Information provided —
···

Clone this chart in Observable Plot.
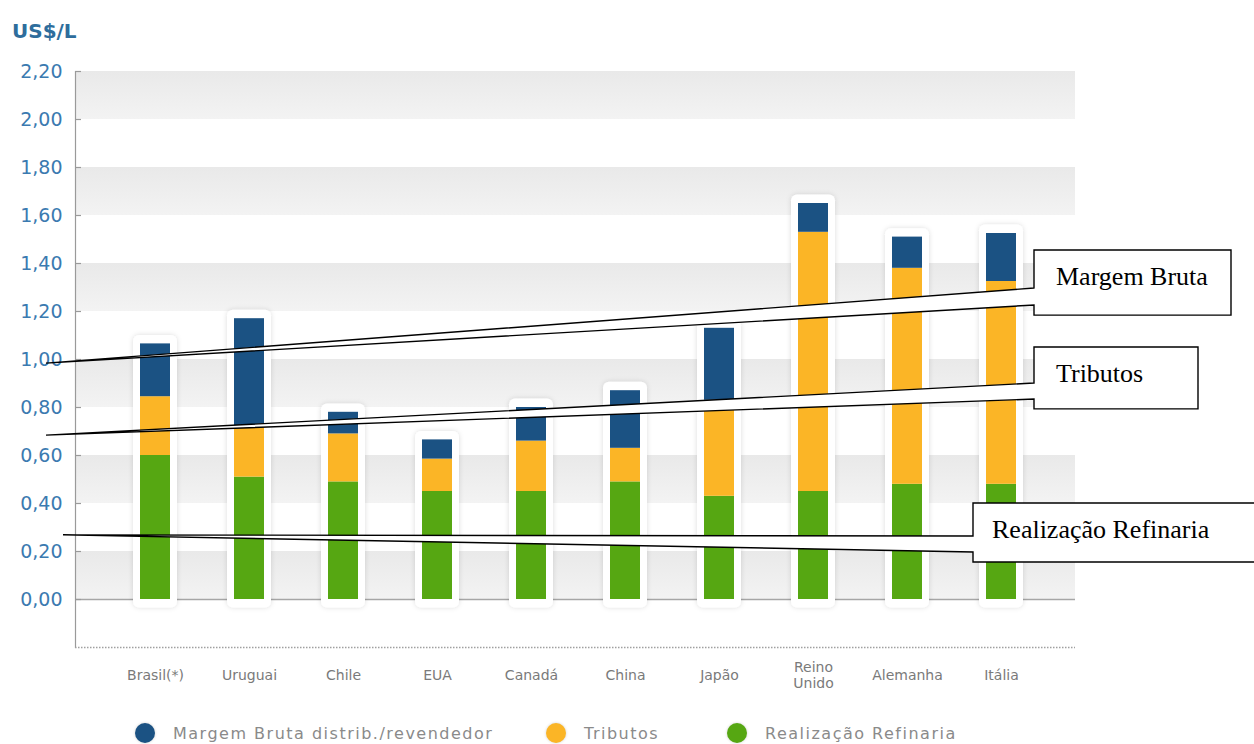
<!DOCTYPE html>
<html>
<head>
<meta charset="utf-8">
<script src="https://cdn.jsdelivr.net/npm/d3@7"></script>
<script src="https://cdn.jsdelivr.net/npm/@observablehq/plot@0.6"></script>
<style>
  body { margin: 0; background: #fff; }
  #wrap { position: relative; width: 1254px; height: 744px; overflow: hidden; background: #fff; }
  #chart { position: absolute; left: 0; top: 0; }
  #title { position: absolute; left: 12px; top: 21px; font: bold 20px "DejaVu Sans", sans-serif; line-height: 20px; color: #2e6d9c; z-index: 2; }
  #legend { position: absolute; left: 0; top: 723px; width: 1254px; height: 20px; font: 16px "DejaVu Sans", sans-serif; letter-spacing: 1.5px; color: #8a8a8a; z-index: 2; }
  .item { position: absolute; top: 0; height: 20px; display: flex; align-items: center; white-space: nowrap; }
  .dot { width: 20px; height: 20px; border-radius: 50%; margin-right: 18px; box-shadow: 0 0 3px rgba(0,0,0,0.18); }
</style>
</head>
<body>
<div id="wrap">
  <div id="chart"></div>
  <div id="title">US$/L</div>
  <div id="legend"></div>
</div>
<script>
// ---- data ----
const countries = ["Brasil(*)", "Uruguai", "Chile", "EUA", "Canadá", "China", "Japão", "Reino Unido", "Alemanha", "Itália"];
const realizacao = [0.60, 0.51, 0.49, 0.45, 0.45, 0.49, 0.43, 0.45, 0.48, 0.48];
const tributos   = [0.245, 0.21, 0.20, 0.135, 0.21, 0.14, 0.40, 1.08, 0.90, 0.845];
const margem     = [0.22, 0.45, 0.09, 0.08, 0.14, 0.24, 0.30, 0.12, 0.13, 0.20];
const seriesNames = ["Realização Refinaria", "Tributos", "Margem Bruta distrib./revendedor"];
const seriesColors = ["#56a712", "#fbb526", "#1b5283"];
const legendOrder = ["Margem Bruta distrib./revendedor", "Tributos", "Realização Refinaria"];
const yTickValues = [0, 0.2, 0.4, 0.6, 0.8, 1.0, 1.2, 1.4, 1.6, 1.8, 2.0, 2.2];
const yTickLabels = ["0,00", "0,20", "0,40", "0,60", "0,80", "1,00", "1,20", "1,40", "1,60", "1,80", "2,00", "2,20"];
const calloutLabels = ["Margem Bruta", "Tributos", "Realização Refinaria"];

// ---- tables built from the arrays ----
const valuesBySeries = [realizacao, tributos, margem];
const stacked = countries.flatMap((c, i) =>
  seriesNames.map((s, k) => ({country: c, series: s, value: valuesBySeries[k][i]})));
const totals = countries.map((c, i) => ({country: c, total: realizacao[i] + tributos[i] + margem[i]}));
const bands = yTickValues.filter((v, i) => i % 2 === 0 && i < yTickValues.length - 1);

const W = 1254, H = 710;
const mL = 75, mR = 179;
const frameW = W - mL - mR;

const plot = Plot.plot({
  width: W, height: H,
  marginTop: 71, marginBottom: 63, marginLeft: mL, marginRight: mR,
  style: {fontFamily: "DejaVu Sans, sans-serif", background: "white", overflow: "visible"},
  x: {domain: countries, range: [107, 1048], padding: 0, axis: null},
  y: {domain: [-0.2, 2.2], axis: null},
  color: {domain: seriesNames, range: seriesColors},
  marks: [
    Plot.rectY(bands, {y1: d => d, y2: d => d + 0.2, fill: "url(#bandGrad)"}),
    Plot.ruleY([0], {stroke: "#a6a6a6", strokeWidth: 1.5}),
    Plot.barY(totals, {x: "country", y1: d => -0.035, y2: d => d.total + 0.035, insetLeft: 25, insetRight: 25, fill: "white", rx: 6}),
    Plot.barY(stacked, {x: "country", y: "value", fill: "series", order: seriesNames, insetLeft: 32, insetRight: 32}),
    Plot.frame({anchor: "left", stroke: "#9a9a9a", strokeWidth: 1.2}),
    Plot.ruleY([-0.2], {stroke: "#a0a0a0", strokeWidth: 1.5, strokeDasharray: "1.5,1.5"}),
    Plot.tickY(yTickValues, {y: d => d, insetRight: frameW - 6, stroke: "#9a9a9a", strokeWidth: 1.2}),
    Plot.axisY({ticks: yTickValues, label: null, tickSize: 0, tickPadding: 13, fontSize: 19, color: "#3b7ab0",
      tickFormat: d => yTickLabels[yTickValues.findIndex(v => Math.abs(v - d) < 1e-9)]}),
    Plot.text(countries, {x: d => d, frameAnchor: "bottom", dy: 27, lineAnchor: "middle",
      text: d => d.replace(" ", "\n"), fontSize: 14, fill: "#7a7a7a", lineHeight: 1.15})
  ]
});

const svg = d3.select(plot);
svg.insert("defs", ":first-child").html(`
  <linearGradient id="bandGrad" x1="0" y1="0" x2="0" y2="1">
    <stop offset="0" stop-color="#e9e9e9"/>
    <stop offset="1" stop-color="#f3f3f3"/>
  </linearGradient>
  <filter id="halo" x="-50%" y="-10%" width="200%" height="120%">
    <feDropShadow dx="0" dy="0" stdDeviation="2.5" flood-color="#000" flood-opacity="0.14"/>
  </filter>`);
const barGroups = plot.querySelectorAll('g[aria-label="bar"]');
if (barGroups.length) barGroups[0].setAttribute("filter", "url(#halo)");

document.getElementById("chart").appendChild(plot);

// ---- callout annotations (y in chart units via the y scale, x in page pixels) ----
const yS = plot.scale("y");
const calloutGeom = [
  {tipX: 46, tipY: 0.983, x1: 1034, x2: 1231, top: 1.454, bottom: 1.183, gapTop: 1.296, gapBottom: 1.225, textX: 1056, base: 1.31},
  {tipX: 46, tipY: 0.683, x1: 1034, x2: 1198, top: 1.050, bottom: 0.792, gapTop: 0.900, gapBottom: 0.833, textX: 1056, base: 0.905},
  {tipX: 63, tipY: 0.267, x1: 973,  x2: 1262, top: 0.400, bottom: 0.154, gapTop: 0.2625, gapBottom: 0.196, textX: 992, base: 0.255}
];
const ann = svg.append("g").attr("text-anchor", "start");
calloutGeom.forEach((g, i) => {
  const Y = v => yS.apply(v);
  const pts = [[g.x1, Y(g.gapTop)], [g.tipX, Y(g.tipY)], [g.x1, Y(g.gapBottom)], [g.x1, Y(g.bottom)],
               [g.x2, Y(g.bottom)], [g.x2, Y(g.top)], [g.x1, Y(g.top)]];
  ann.append("path").attr("d", "M" + pts.map(p => p.join(",")).join("L") + "Z")
    .attr("fill", "white").attr("stroke", "black").attr("stroke-width", 1.4).attr("stroke-linejoin", "miter");
  ann.append("text").attr("x", g.textX).attr("y", Y(g.base)).attr("text-anchor", "start").text(calloutLabels[i])
    .attr("font-family", "Liberation Serif, Times New Roman, serif").attr("font-size", 26).attr("fill", "black");
});

// ---- legend ----
const legendLeft = [135, 546, 727];
const legend = document.getElementById("legend");
legendOrder.forEach((name, i) => {
  const item = document.createElement("div"); item.className = "item";
  item.style.left = legendLeft[i] + "px";
  const dot = document.createElement("span"); dot.className = "dot";
  dot.style.background = seriesColors[seriesNames.indexOf(name)];
  const label = document.createElement("span"); label.textContent = name;
  item.appendChild(dot); item.appendChild(label); legend.appendChild(item);
});
</script>
</body>
</html>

···

Challenge — Output an exact copy of the material, with the pictures removed.

Task result —
Clone this chart in Observable Plot.
<!DOCTYPE html>
<html>
<head>
<meta charset="utf-8">
<script src="https://cdn.jsdelivr.net/npm/d3@7"></script>
<script src="https://cdn.jsdelivr.net/npm/@observablehq/plot@0.6"></script>
<style>
  body { margin: 0; background: #fff; }
  #wrap { position: relative; width: 1254px; height: 744px; overflow: hidden; background: #fff; }
  #chart { position: absolute; left: 0; top: 0; }
  #title { position: absolute; left: 12px; top: 21px; font: bold 20px "DejaVu Sans", sans-serif; line-height: 20px; color: #2e6d9c; z-index: 2; }
  #legend { position: absolute; left: 0; top: 723px; width: 1254px; height: 20px; font: 16px "DejaVu Sans", sans-serif; letter-spacing: 1.5px; color: #8a8a8a; z-index: 2; }
  .item { position: absolute; top: 0; height: 20px; display: flex; align-items: center; white-space: nowrap; }
  .dot { width: 20px; height: 20px; border-radius: 50%; margin-right: 18px; box-shadow: 0 0 3px rgba(0,0,0,0.18); }
</style>
</head>
<body>
<div id="wrap">
  <div id="chart"></div>
  <div id="title">US$/L</div>
  <div id="legend"></div>
</div>
<script>
// ---- data ----
const countries = ["Brasil(*)", "Uruguai", "Chile", "EUA", "Canadá", "China", "Japão", "Reino Unido", "Alemanha", "Itália"];
const realizacao = [0.60, 0.51, 0.49, 0.45, 0.45, 0.49, 0.43, 0.45, 0.48, 0.48];
const tributos   = [0.245, 0.21, 0.20, 0.135, 0.21, 0.14, 0.40, 1.08, 0.90, 0.845];
const margem     = [0.22, 0.45, 0.09, 0.08, 0.14, 0.24, 0.30, 0.12, 0.13, 0.20];
const seriesNames = ["Realização Refinaria", "Tributos", "Margem Bruta distrib./revendedor"];
const seriesColors = ["#56a712", "#fbb526", "#1b5283"];
const legendOrder = ["Margem Bruta distrib./revendedor", "Tributos", "Realização Refinaria"];
const yTickValues = [0, 0.2, 0.4, 0.6, 0.8, 1.0, 1.2, 1.4, 1.6, 1.8, 2.0, 2.2];
const yTickLabels = ["0,00", "0,20", "0,40", "0,60", "0,80", "1,00", "1,20", "1,40", "1,60", "1,80", "2,00", "2,20"];
const calloutLabels = ["Margem Bruta", "Tributos", "Realização Refinaria"];

// ---- tables built from the arrays ----
const valuesBySeries = [realizacao, tributos, margem];
const stacked = countries.flatMap((c, i) =>
  seriesNames.map((s, k) => ({country: c, series: s, value: valuesBySeries[k][i]})));
const totals = countries.map((c, i) => ({country: c, total: realizacao[i] + tributos[i] + margem[i]}));
const bands = yTickValues.filter((v, i) => i % 2 === 0 && i < yTickValues.length - 1);

const W = 1254, H = 710;
const mL = 75, mR = 179;
const frameW = W - mL - mR;

const plot = Plot.plot({
  width: W, height: H,
  marginTop: 71, marginBottom: 63, marginLeft: mL, marginRight: mR,
  style: {fontFamily: "DejaVu Sans, sans-serif", background: "white", overflow: "visible"},
  x: {domain: countries, range: [107, 1048], padding: 0, axis: null},
  y: {domain: [-0.2, 2.2], axis: null},
  color: {domain: seriesNames, range: seriesColors},
  marks: [
    Plot.rectY(bands, {y1: d => d, y2: d => d + 0.2, fill: "url(#bandGrad)"}),
    Plot.ruleY([0], {stroke: "#a6a6a6", strokeWidth: 1.5}),
    Plot.barY(totals, {x: "country", y1: d => -0.035, y2: d => d.total + 0.035, insetLeft: 25, insetRight: 25, fill: "white", rx: 6}),
    Plot.barY(stacked, {x: "country", y: "value", fill: "series", order: seriesNames, insetLeft: 32, insetRight: 32}),
    Plot.frame({anchor: "left", stroke: "#9a9a9a", strokeWidth: 1.2}),
    Plot.ruleY([-0.2], {stroke: "#a0a0a0", strokeWidth: 1.5, strokeDasharray: "1.5,1.5"}),
    Plot.tickY(yTickValues, {y: d => d, insetRight: frameW - 6, stroke: "#9a9a9a", strokeWidth: 1.2}),
    Plot.axisY({ticks: yTickValues, label: null, tickSize: 0, tickPadding: 13, fontSize: 19, color: "#3b7ab0",
      tickFormat: d => yTickLabels[yTickValues.findIndex(v => Math.abs(v - d) < 1e-9)]}),
    Plot.text(countries, {x: d => d, frameAnchor: "bottom", dy: 27, lineAnchor: "middle",
      text: d => d.replace(" ", "\n"), fontSize: 14, fill: "#7a7a7a", lineHeight: 1.15})
  ]
});

const svg = d3.select(plot);
svg.insert("defs", ":first-child").html(`
  <linearGradient id="bandGrad" x1="0" y1="0" x2="0" y2="1">
    <stop offset="0" stop-color="#e9e9e9"/>
    <stop offset="1" stop-color="#f3f3f3"/>
  </linearGradient>
  <filter id="halo" x="-50%" y="-10%" width="200%" height="120%">
    <feDropShadow dx="0" dy="0" stdDeviation="2.5" flood-color="#000" flood-opacity="0.14"/>
  </filter>`);
const barGroups = plot.querySelectorAll('g[aria-label="bar"]');
if (barGroups.length) barGroups[0].setAttribute("filter", "url(#halo)");

document.getElementById("chart").appendChild(plot);

// ---- callout annotations (y in chart units via the y scale, x in page pixels) ----
const yS = plot.scale("y");
const calloutGeom = [
  {tipX: 46, tipY: 0.983, x1: 1034, x2: 1231, top: 1.454, bottom: 1.183, gapTop: 1.296, gapBottom: 1.225, textX: 1056, base: 1.31},
  {tipX: 46, tipY: 0.683, x1: 1034, x2: 1198, top: 1.050, bottom: 0.792, gapTop: 0.900, gapBottom: 0.833, textX: 1056, base: 0.905},
  {tipX: 63, tipY: 0.267, x1: 973,  x2: 1262, top: 0.400, bottom: 0.154, gapTop: 0.2625, gapBottom: 0.196, textX: 992, base: 0.255}
];
const ann = svg.append("g").attr("text-anchor", "start");
calloutGeom.forEach((g, i) => {
  const Y = v => yS.apply(v);
  const pts = [[g.x1, Y(g.gapTop)], [g.tipX, Y(g.tipY)], [g.x1, Y(g.gapBottom)], [g.x1, Y(g.bottom)],
               [g.x2, Y(g.bottom)], [g.x2, Y(g.top)], [g.x1, Y(g.top)]];
  ann.append("path").attr("d", "M" + pts.map(p => p.join(",")).join("L") + "Z")
    .attr("fill", "white").attr("stroke", "black").attr("stroke-width", 1.4).attr("stroke-linejoin", "miter");
  ann.append("text").attr("x", g.textX).attr("y", Y(g.base)).attr("text-anchor", "start").text(calloutLabels[i])
    .attr("font-family", "Liberation Serif, Times New Roman, serif").attr("font-size", 26).attr("fill", "black");
});

// ---- legend ----
const legendLeft = [135, 546, 727];
const legend = document.getElementById("legend");
legendOrder.forEach((name, i) => {
  const item = document.createElement("div"); item.className = "item";
  item.style.left = legendLeft[i] + "px";
  const dot = document.createElement("span"); dot.className = "dot";
  dot.style.background = seriesColors[seriesNames.indexOf(name)];
  const label = document.createElement("span"); label.textContent = name;
  item.appendChild(dot); item.appendChild(label); legend.appendChild(item);
});
</script>
</body>
</html>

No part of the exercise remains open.